134. V.- La situation des établissements publics consacrés au culte nous paraît nécessiter, à un autre point de vue, quelques explications complémentaires. Le principe de la liberté de conscience, qui est l'une des bases de notre droit moderne, exige que l'Etat reconnaisse aux Eglises non seulement le droit d'exister, mais aussi le droit de posséder, sous une forme ou sous une autre, les biens nécessaires à l'exercice du culte.
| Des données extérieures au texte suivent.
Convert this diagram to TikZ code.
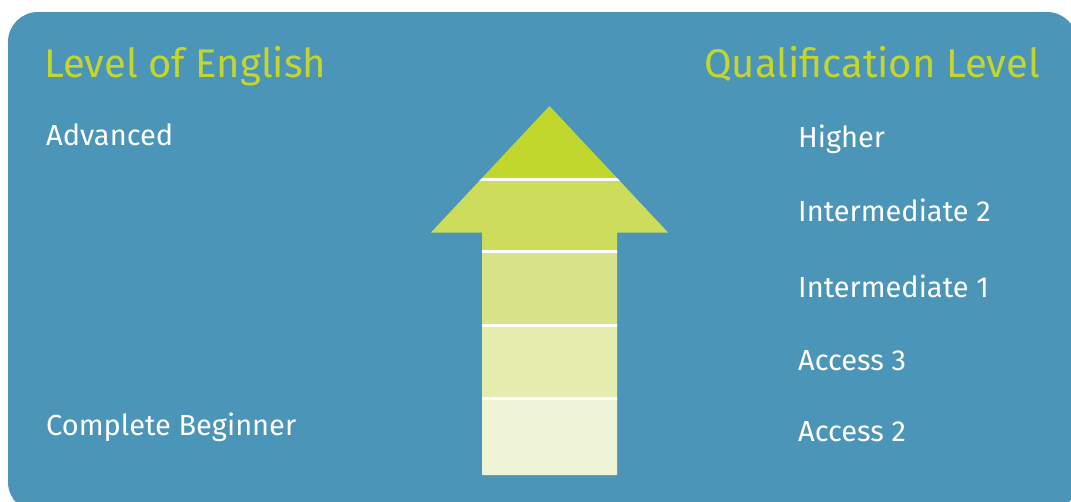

En fait les procédés employés par l'Etat pour donner satisfaction à ce besoin peuvent varier à deux points de vue.

D'une part, il pourra, ou reconnaître la personnalité

(1) Voir principalement en ce sens la lettre de Jules Simon au président du Conseil d'Etat, en date du 27 novembre 1872, rapportés dans Tissier, Dons et legs, no 179.